The Facts on Cold Sores

Cold sores, also known as fever blisters, are caused by a virus. They usually appear around the mouth and on the lips. They are highly contagious but not dangerous.

About 60% of the population have suffered cold sores at some point in their lives. On average, people who get cold sores have 2 or 3 episodes a year, but this figure can vary significantly from person to person.

Causes of Cold Sores

The virus that causes cold sores is herpes simplex 1, a cousin of herpes simplex 2, which causes the well-known sexual disease. About 80% of the people in North America have dormant (inactive) herpes 1 virus living permanently in their body.

The virus typically resides in a dormant state within the body's nerve cells. The body's immune system is normally able to keep the virus in its inactive state. When an infected person is exposed to a "trigger," or if the immune system is weakened, then the virus quickly multiplies and spreads down the nerve cell and out onto the skin, usually on the lips. This produces the characteristic tingling sensation and subsequent clusters of blisters.

Specific triggers include:

  • cold weather
  • fatigue
  • fever, such as from stomach flu or other infections
  • menstrual periods
  • mental or physical stress
  • physical irritation of the lips (e.g., following a visit to the dentist)
  • sunlight or sunburn

You can catch the virus if you come into direct contact with the cold sore blisters or the fluid inside them, which contains a high number of the viruses. This can easily happen through touching the hands of someone who has touched their blisters. It can also occur through sharing toothbrushes, cups, cutlery, face cloths, towels, lipstick, or other personal items that have been contaminated with fluid from the blisters. Once the blisters have stopped oozing or have crusted over, the person is no longer contagious.





Symptoms and Complications of Cold Sores

People who get cold sores may feel some unusual sensations around the lips in the 24 hours before the blisters appear, including tingling, burning, pain, or numbness. This is called a prodrome or warning sign that cold sores will appear at these spots. The skin turns red and blisters form. They ooze a clear liquid for a few days that dries to a yellow crust over a period of about 3 to 5 days. There is usually some pain in the first few days after the cold sores break out, but this often disappears as the cold sore crusts over. Complete healing takes from 10 to 14 days.

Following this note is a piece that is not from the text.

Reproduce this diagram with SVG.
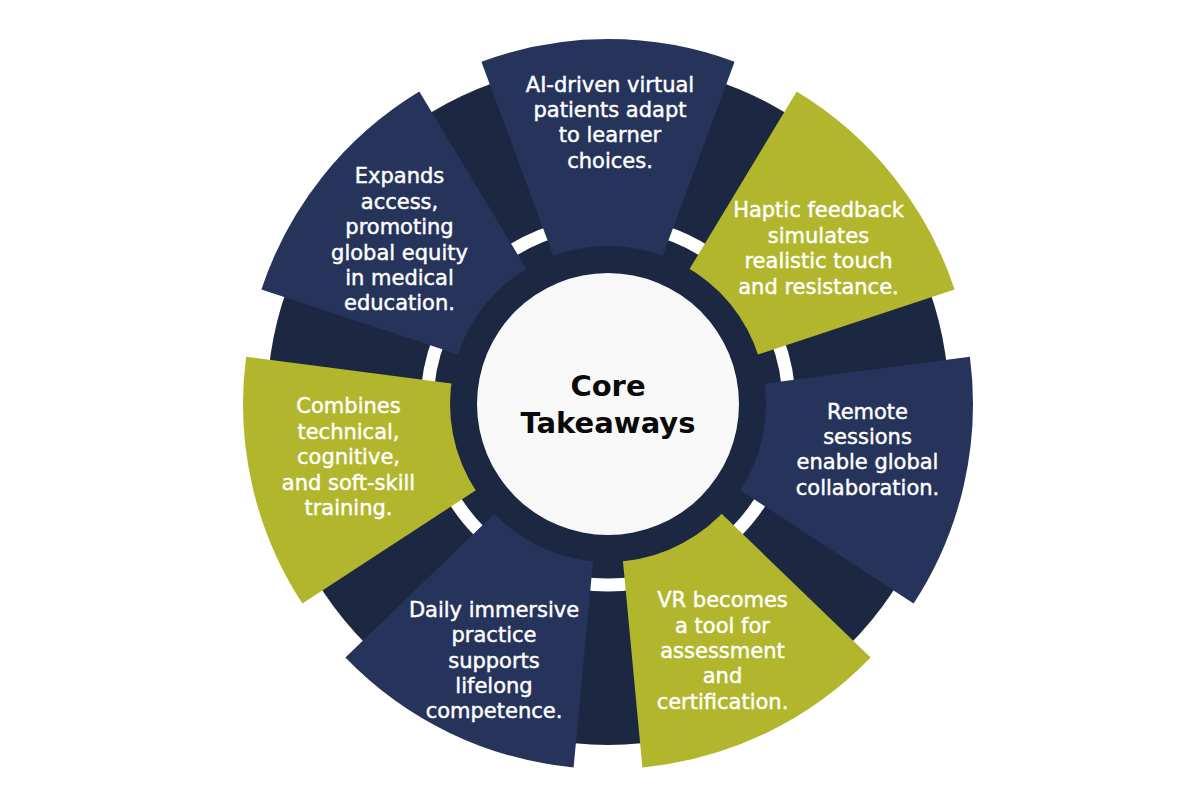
<svg xmlns="http://www.w3.org/2000/svg" width="1200" height="800" viewBox="0 0 1200 800">
<style>
.navy{fill:#26345c}
.olive{fill:#b2b62c}
.lbl{font-family:"DejaVu Sans","Liberation Sans",sans-serif;font-size:21px;fill:#ffffff;stroke:#ffffff;stroke-width:0.45px;text-anchor:middle}
.core{font-family:"DejaVu Sans","Liberation Sans",sans-serif;font-weight:bold;font-size:29px;fill:#0a0a0a;text-anchor:middle}
</style>
<rect width="1200" height="800" fill="#ffffff"/>
<g id="ring">
<circle cx="608" cy="404" r="341" fill="#1c2742"/>
<circle cx="608" cy="404" r="181" fill="none" stroke="#ffffff" stroke-width="13"/>
</g>
<g id="node-ai">
<path class="navy" d="M481.4,61.7 A365,365 0 0 1 734.6,61.7 L660.0,263.3 A150,150 0 0 0 556.0,263.3 Z"/>
<text class="lbl" x="610" y="91.5"><tspan x="610">AI-driven virtual</tspan><tspan x="610" dy="25.4">patients adapt</tspan><tspan x="610" dy="25.4">to learner</tspan><tspan x="610" dy="25.4">choices.</tspan></text>
</g>
<g id="node-haptic">
<path class="olive" d="M796.7,91.5 A365,365 0 0 1 954.6,289.6 L750.4,357.0 A150,150 0 0 0 685.6,275.6 Z"/>
<text class="lbl" x="818.5" y="217.3"><tspan x="818.5">Haptic feedback</tspan><tspan x="818.5" dy="25.4">simulates</tspan><tspan x="818.5" dy="25.4">realistic touch</tspan><tspan x="818.5" dy="25.4">and resistance.</tspan></text>
</g>
<g id="node-remote">
<path class="navy" d="M969.9,356.7 A365,365 0 0 1 913.6,603.6 L733.6,486.0 A150,150 0 0 0 756.7,384.6 Z"/>
<text class="lbl" x="867.5" y="419"><tspan x="867.5">Remote</tspan><tspan x="867.5" dy="25.2">sessions</tspan><tspan x="867.5" dy="25.2">enable global</tspan><tspan x="867.5" dy="25.2">collaboration.</tspan></text>
</g>
<g id="node-vr">
<path class="olive" d="M870.6,657.5 A365,365 0 0 1 642.4,767.4 L622.2,553.3 A150,150 0 0 0 715.9,508.2 Z"/>
<text class="lbl" x="722.5" y="607.3"><tspan x="722.5">VR becomes</tspan><tspan x="722.5" dy="25.3">a tool for</tspan><tspan x="722.5" dy="25.3">assessment</tspan><tspan x="722.5" dy="25.3">and</tspan><tspan x="722.5" dy="25.3">certification.</tspan></text>
</g>
<g id="node-daily">
<path class="navy" d="M573.6,767.4 A365,365 0 0 1 345.4,657.5 L500.1,508.2 A150,150 0 0 0 593.8,553.3 Z"/>
<text class="lbl" x="494" y="617"><tspan x="494">Daily immersive</tspan><tspan x="494" dy="25.3">practice</tspan><tspan x="494" dy="25.3">supports</tspan><tspan x="494" dy="25.3">lifelong</tspan><tspan x="494" dy="25.3">competence.</tspan></text>
</g>
<g id="node-combines">
<path class="olive" d="M302.4,603.6 A365,365 0 0 1 246.1,356.7 L459.3,384.6 A150,150 0 0 0 482.4,486.0 Z"/>
<text class="lbl" x="348.5" y="413.3"><tspan x="348.5">Combines</tspan><tspan x="348.5" dy="25.4">technical,</tspan><tspan x="348.5" dy="25.4">cognitive,</tspan><tspan x="348.5" dy="25.4">and soft-skill</tspan><tspan x="348.5" dy="25.4">training.</tspan></text>
</g>
<g id="node-expands">
<path class="navy" d="M261.4,289.6 A365,365 0 0 1 419.3,91.5 L530.4,275.6 A150,150 0 0 0 465.6,357.0 Z"/>
<text class="lbl" x="399.5" y="183.3"><tspan x="399.5">Expands</tspan><tspan x="399.5" dy="25.4">access,</tspan><tspan x="399.5" dy="25.4">promoting</tspan><tspan x="399.5" dy="25.4">global equity</tspan><tspan x="399.5" dy="25.4">in medical</tspan><tspan x="399.5" dy="25.4">education.</tspan></text>
</g>
<g id="node-core">
<circle cx="608" cy="404" r="158" fill="#1c2742"/>
<circle cx="608" cy="404" r="131" fill="#f8f8f8"/>
<text class="core" x="608" y="396"><tspan x="608">Core</tspan><tspan x="608" dy="37">Takeaways</tspan></text>
</g>
</svg>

The condition typically causes a cluster of lesions or blisters at a site around the lips. Areas other than the lips such as the inside of the mouth, around the nostrils, or even the surface of the eyes, can also be affected. It is possible to spread the virus to other parts of your body if you touch the blisters and then touch yourself elsewhere. Cold sores inside the mouth can be problematic, interfering with talking and eating. If the virus infects the eye, it can damage the surface leading to vision loss. Very rarely, it can get into the brain, causing viral meningitis or encephalitis. The virus that causes cold sores, herpes simplex 1, can also be spread to the genitals during oral sex, leading to genital herpes.

Herpes simplex 1 never goes away completely, so cold sores can return later on if they are triggered again. Most cold sores don't leave scars; however, if an open blister becomes infected with bacteria or the lesions tend to return at the same site, scarring may result. People with weakened immune systems tend to get more cold sores and heal slower.